Eng and Linton have been working in a similar vain exploring experimental cinema and sound in the electronic arts scene in New York. This is the first collaboration between these two artists who have spent a life dedicated to observing, manipulating, pushing the limits of vision and listening. Here at Maison Populaire, they have combined their ideas of nomadic movement (Eng) with continual optical spirals (Linton). Change in the perspective of character, window, reflection of light, scale and mirroring are subjects at hand. The sensitive observer will notice the subtleties in the connection between image and sound which affects one another. Here lies the interactivity between the substances rather than the moving hand of the passerby. Using a simple set up of a digital camera, a moving glass ball, a computer with the software by Vidvox.net, and the feedback of the projected image, the viewer witnesses a process of remaking moving light and object.
Biographies
Angie Eng is a media artist who works in video, installation and time-based performance. Her current work draws from inspiration from nomadic cultures. In 1993 she moved to New York City to pursue her career in the arts. During this time she became involved in the downtown electronic arts scene and has collaborated on numerous video performance projects. She co-founded The Poool a live video performance group with Nancy Meli Walker and Benton Bainbridge in 1996-1999. Her work has been performed and exhibited at the Whitney Museum at Philip Morris, Lincoln Center Video Festival, Eyebeam Art and Technology Center, The Kitchen, New Museum of Contemporary Art, Renssalaer Polytechnic Institute, Eyebeam Art and Technology Center, Roulette Intermedium and Experimental Intermedia. Her videos have been included in digital art festivals in local and international venues in Cuba, Greece, Japan, Germany, France, Holland, Former Yugoslavia and Canada. She has received numerous grants and commissions: New Radio and Performing Arts, Harvestworks, Art In General, Lower Manhattan Cultural Council, New York State Council on the Arts, Jerome Foundation and Experimental TV Center.

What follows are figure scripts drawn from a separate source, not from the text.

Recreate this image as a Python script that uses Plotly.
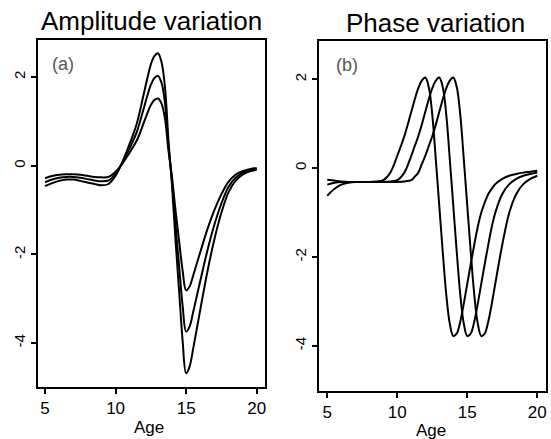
import plotly.graph_objects as go

# ---------------- data ----------------
# Panel (a): amplitude variation
age_a = [5, 5.5, 6, 6.5, 7, 7.5, 8, 8.5, 9, 9.5, 10, 10.5, 11, 11.5, 12,
         12.25, 12.5, 12.75, 13, 13.25, 13.5, 13.75, 14, 14.25, 14.5, 14.75,
         15, 15.25, 15.5, 15.75, 16, 16.5, 17, 17.5, 18, 18.5, 19, 19.5, 20]
amp_high = [-0.46, -0.39, -0.34, -0.31, -0.31, -0.34, -0.375, -0.41, -0.44, -0.41,
            -0.225, 0.10, 0.50, 0.95, 1.625, 1.975, 2.29, 2.475, 2.54, 2.35, 1.775,
            0.56, -0.44, -1.69, -2.81, -3.94, -4.68, -4.525, -4.125, -3.69, -3.25,
            -2.40, -1.66, -1.06, -0.60, -0.34, -0.20, -0.125, -0.09]
amp_mid = [-0.37, -0.31, -0.27, -0.25, -0.25, -0.27, -0.30, -0.33, -0.35, -0.33,
           -0.18, 0.08, 0.40, 0.76, 1.30, 1.58, 1.83, 1.98, 2.03, 1.88, 1.42,
           0.45, -0.35, -1.35, -2.25, -3.15, -3.74, -3.62, -3.30, -2.95, -2.60,
           -1.92, -1.33, -0.85, -0.48, -0.27, -0.16, -0.10, -0.07]
amp_low = [-0.28, -0.23, -0.20, -0.19, -0.19, -0.20, -0.225, -0.25, -0.26, -0.25,
           -0.135, 0.06, 0.30, 0.57, 0.975, 1.185, 1.37, 1.485, 1.52, 1.41, 1.065,
           0.34, -0.26, -1.01, -1.69, -2.36, -2.81, -2.715, -2.475, -2.21, -1.95,
           -1.44, -1.00, -0.64, -0.36, -0.20, -0.12, -0.075, -0.05]

# Panel (b): phase variation
age_b = [5, 5.5, 6, 6.5, 7, 7.5, 8, 8.5, 9, 9.5, 10, 10.5, 11,
         11.25, 11.5, 11.75, 12, 12.25, 12.5, 12.75, 13, 13.25, 13.5, 13.75,
         14, 14.25, 14.5, 14.75, 15, 15.25, 15.5, 15.75, 16, 16.25, 16.5, 16.75,
         17, 17.5, 18, 18.5, 19, 19.5, 20]
phase_early = [-0.26, -0.28, -0.30, -0.31, -0.31, -0.31, -0.31, -0.30, -0.27, -0.10,
               0.28, 0.72, 1.27, 1.55, 1.80, 1.97, 2.04, 1.82, 1.20, 0.20, -0.85,
               -1.90, -2.85, -3.50, -3.78, -3.72, -3.45, -3.05, -2.60, -2.15, -1.72,
               -1.32, -1.00, -0.77, -0.58, -0.46, -0.36, -0.24, -0.17, -0.13, -0.10,
               -0.08, -0.06]
phase_mid = [-0.37, -0.33, -0.31, -0.31, -0.31, -0.31, -0.31, -0.31, -0.31, -0.30,
             -0.27, -0.10, 0.28, 0.50, 0.72, 0.98, 1.27, 1.55, 1.80, 1.97, 2.04,
             1.82, 1.20, 0.20, -0.85, -1.90, -2.85, -3.50, -3.78, -3.72, -3.45,
             -3.05, -2.60, -2.15, -1.72, -1.32, -1.00, -0.58, -0.36, -0.24, -0.17,
             -0.13, -0.10]
phase_late = [-0.62, -0.47, -0.37, -0.33, -0.31, -0.31, -0.31, -0.31, -0.31, -0.31,
              -0.31, -0.30, -0.27, -0.19, -0.10, 0.09, 0.28, 0.50, 0.72, 0.98, 1.27,
              1.55, 1.80, 1.97, 2.04, 1.82, 1.20, 0.20, -0.85, -1.90, -2.85, -3.50,
              -3.78, -3.72, -3.45, -3.05, -2.60, -1.72, -1.00, -0.58, -0.36, -0.24,
              -0.17]

x_tick_vals = [5, 10, 15, 20]
x_tick_text = ["5", "10", "15", "20"]
y_tick_vals = [-4, -2, 0, 2]
y_tick_text = ["-4", "-2", "0", "2"]

titles = ["Amplitude variation", "Phase variation"]
panel_tags = ["(a)", "(b)"]
x_label = "Age"

# ---------------- figure ----------------
W, H = 551, 439
FONT = "Liberation Sans, Arial, Helvetica, sans-serif"

fig = go.Figure()
line_style = dict(color="black", width=2, shape="spline", smoothing=1.0)
for ys in (amp_high, amp_mid, amp_low):
    fig.add_trace(go.Scatter(x=age_a, y=ys, mode="lines", line=line_style,
                             xaxis="x", yaxis="y", hoverinfo="skip"))
for ys in (phase_early, phase_mid, phase_late):
    fig.add_trace(go.Scatter(x=age_b, y=ys, mode="lines", line=line_style,
                             xaxis="x2", yaxis="y2", hoverinfo="skip"))

def px_x(p):
    return p / W

def px_y(p):
    return 1 - p / H

common_x = dict(tickmode="array", tickvals=x_tick_vals, ticktext=x_tick_text,
                ticks="outside", ticklen=5, tickwidth=1.5, tickcolor="black",
                showline=True, mirror=True, linecolor="black", linewidth=2,
                showgrid=False, zeroline=False,
                tickfont=dict(family=FONT, size=17, color="black"))
common_y = dict(tickmode="array", tickvals=y_tick_vals, ticktext=y_tick_text,
                ticks="outside", ticklen=5, tickwidth=1.5, tickcolor="black",
                showline=True, mirror=True, linecolor="black", linewidth=2,
                showgrid=False, zeroline=False, tickangle=-90,
                tickfont=dict(family=FONT, size=15, color="black"))

fig.update_layout(
    width=W, height=H,
    margin=dict(l=0, r=0, t=0, b=0),
    paper_bgcolor="white", plot_bgcolor="white",
    showlegend=False,
    xaxis=dict(domain=[px_x(37.7), px_x(265)], range=[4.48, 20.59], anchor="y", **common_x),
    yaxis=dict(domain=[px_y(387), px_y(39.5)], range=[-4.99, 2.85], anchor="x", **common_y),
    xaxis2=dict(domain=[px_x(319.3), px_x(545.7)], range=[4.43, 20.6], anchor="y2", **common_x),
    yaxis2=dict(domain=[px_y(390.7), px_y(40.7)], range=[-5.01, 2.87], anchor="x2", **common_y),
)

ann = []
ann.append(dict(text=titles[0], x=px_x(151.5), y=px_y(21), xref="paper", yref="paper",
                xanchor="center", yanchor="middle", showarrow=False,
                font=dict(family=FONT, size=26, color="black")))
ann.append(dict(text=titles[1], x=px_x(435), y=px_y(23), xref="paper", yref="paper",
                xanchor="center", yanchor="middle", showarrow=False,
                font=dict(family=FONT, size=26, color="black")))
ann.append(dict(text=panel_tags[0], x=px_x(63.3), y=px_y(64), xref="paper", yref="paper",
                xanchor="center", yanchor="middle", showarrow=False,
                font=dict(family=FONT, size=18, color="#555555")))
ann.append(dict(text=panel_tags[1], x=px_x(346.7), y=px_y(65), xref="paper", yref="paper",
                xanchor="center", yanchor="middle", showarrow=False,
                font=dict(family=FONT, size=18, color="#555555")))
ann.append(dict(text=x_label, x=px_x(149.5), y=px_y(427), xref="paper", yref="paper",
                xanchor="center", yanchor="middle", showarrow=False,
                font=dict(family=FONT, size=17, color="black")))
ann.append(dict(text=x_label, x=px_x(431), y=px_y(430), xref="paper", yref="paper",
                xanchor="center", yanchor="middle", showarrow=False,
                font=dict(family=FONT, size=17, color="black")))
fig.update_layout(annotations=ann)

fig.write_html("out.html")
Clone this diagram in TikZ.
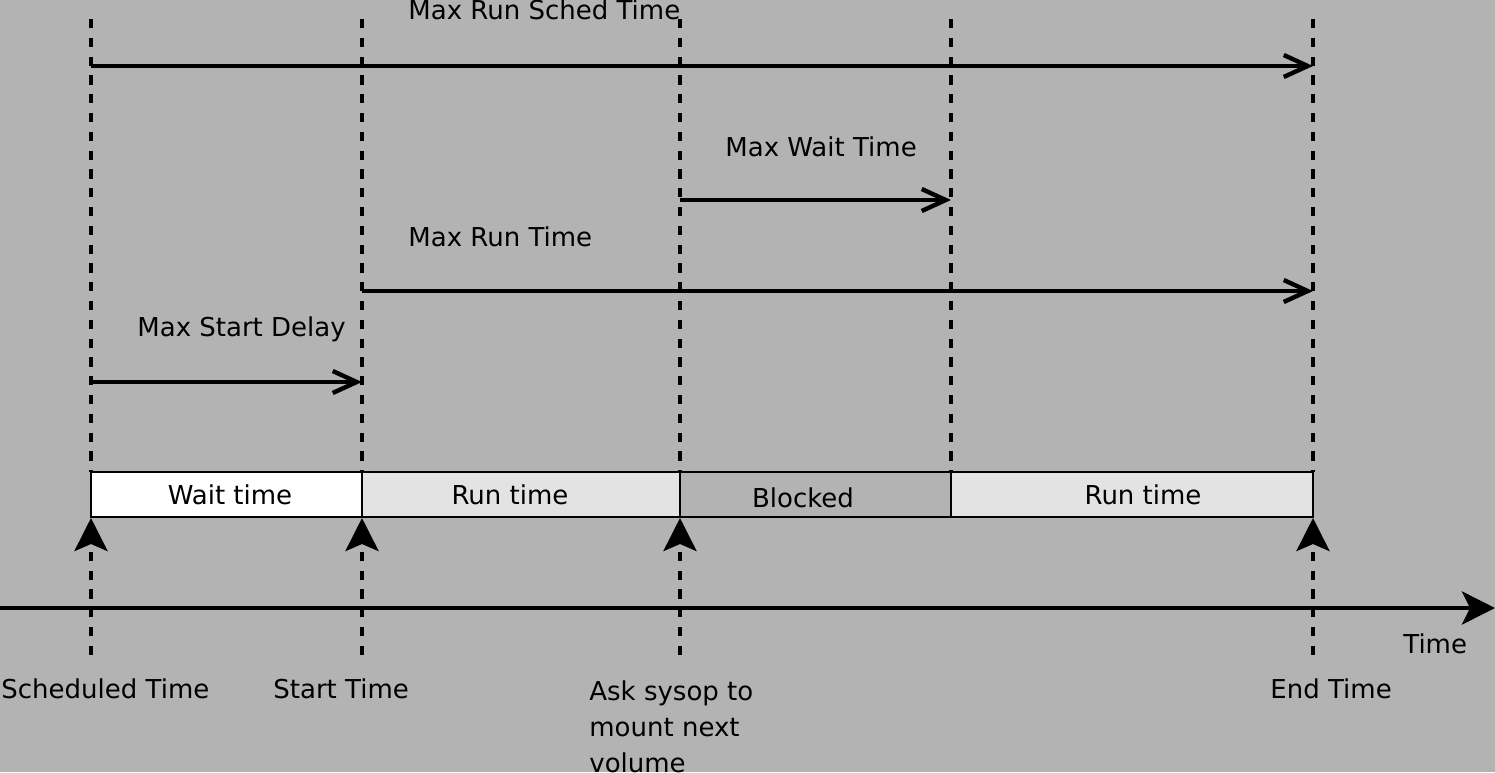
\documentclass[tikz,border=0pt]{standalone}
\usepackage{fontspec}
\setmainfont{DejaVu Sans}
\usetikzlibrary{arrows.meta}
\definecolor{bg}{HTML}{B3B3B3}
\definecolor{lightbox}{HTML}{E3E3E3}
\begin{document}
\begin{tikzpicture}[x=0.5pt,y=-0.5pt,
  vline/.style={line width=2.2pt, dash pattern=on 4.6pt off 4.8pt},
  span/.style={line width=2.2pt, -{Straight Barb[length=12pt,width=11pt]}},
  upar/.style={line width=2.2pt, dash pattern=on 4.6pt off 4.8pt, -{Stealth[length=16.5pt,width=16.5pt,inset=3.5pt]}},
  axisline/.style={line width=2.4pt, -{Stealth[length=16.5pt,width=16.5pt,inset=4pt]}},
  lbl/.style={anchor=base west, inner sep=0pt, font=\fontsize{13pt}{18pt}\selectfont},
  seg/.style={draw, line width=1.3pt, inner sep=0pt, outer sep=0pt, anchor=north west, minimum height=22.5pt}]
\fill[bg] (0,0) rectangle (1495,772);
\useasboundingbox (0,0) rectangle (1495,772);

% timeline points
\foreach \n/\x in {a/91,b/362,c/680,d/951,e/1313}{
  \coordinate (\n top) at (\x,19);
  \coordinate (\n box) at (\x,472);
  \coordinate (\n low) at (\x,518);
  \coordinate (\n bot) at (\x,655);
}
\foreach \n in {a,b,c,d,e} \draw[vline] (\n top) -- (\n box);

% span arrows
\coordinate (sched0) at (91,66);  \coordinate (sched1) at (1313,66);
\coordinate (wait0) at (680,200); \coordinate (wait1) at (951,200);
\coordinate (run0) at (362,291);  \coordinate (run1) at (1313,291);
\coordinate (start0) at (91,382); \coordinate (start1) at (362,382);
\draw[span] (sched0) -- (sched1);
\draw[span] (wait0) -- (wait1);
\draw[span] (run0) -- (run1);
\draw[span] (start0) -- (start1);
\node[lbl] (lsched) at (408,19) {Max Run Sched Time};
\node[lbl] (lwait) at (725,156) {Max Wait Time};
\node[lbl] (lrun) at (408,246) {Max Run Time};
\node[lbl] (lstart) at (137,336) {Max Start Delay};

% state boxes
\node[seg, fill=white, minimum width=135.5pt] (bwait) at (abox) {};
\node[seg, fill=lightbox, minimum width=159pt] (brun1) at (bbox) {};
\node[seg, fill=bg, minimum width=135.5pt] (bblock) at (cbox) {};
\node[seg, fill=lightbox, minimum width=181pt] (brun2) at (dbox) {};
\node[lbl, anchor=base] (twait) at (230,504) {Wait time};
\node[lbl, anchor=base] (trun1) at (510,504) {Run time};
\node[lbl, anchor=base] (tblock) at (803,507) {Blocked};
\node[lbl, anchor=base] (trun2) at (1143,504) {Run time};

% event arrows
\foreach \n in {a,b,c,e} \draw[upar] (\n bot) -- (\n low);

% time axis
\coordinate (ax0) at (0,608); \coordinate (ax1) at (1495,608);
\draw[axisline] (ax0) -- (ax1);
\node[lbl] (ltime) at (1403,653) {Time};

% event labels
\node[lbl] (lsch) at (1,698) {Scheduled Time};
\node[lbl] (lst) at (273,698) {Start Time};
\node[lbl, align=left, anchor=north west] (lask) at (589,680) {Ask sysop to\\mount next\\volume};
\node[lbl] (lend) at (1270,698) {End Time};
\end{tikzpicture}
\end{document}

With his Bicameral Research Sound & Projection System David Linton aims to make vibrational wave induced perceptual energy states manifest by deploying interconnected measures of electric sound & light in live action with hand manipulated objects in physical (live camera) space. He employs an integrated recursive audio & video feedback system of his own perversely simple design modulated by freehand intervention to deliver vigorous eye, ear, and - sometimes - body shaking realtime audio visual performances from which a kind of retro-tech animistic ritual “medicine show” emerges where subject and object blur.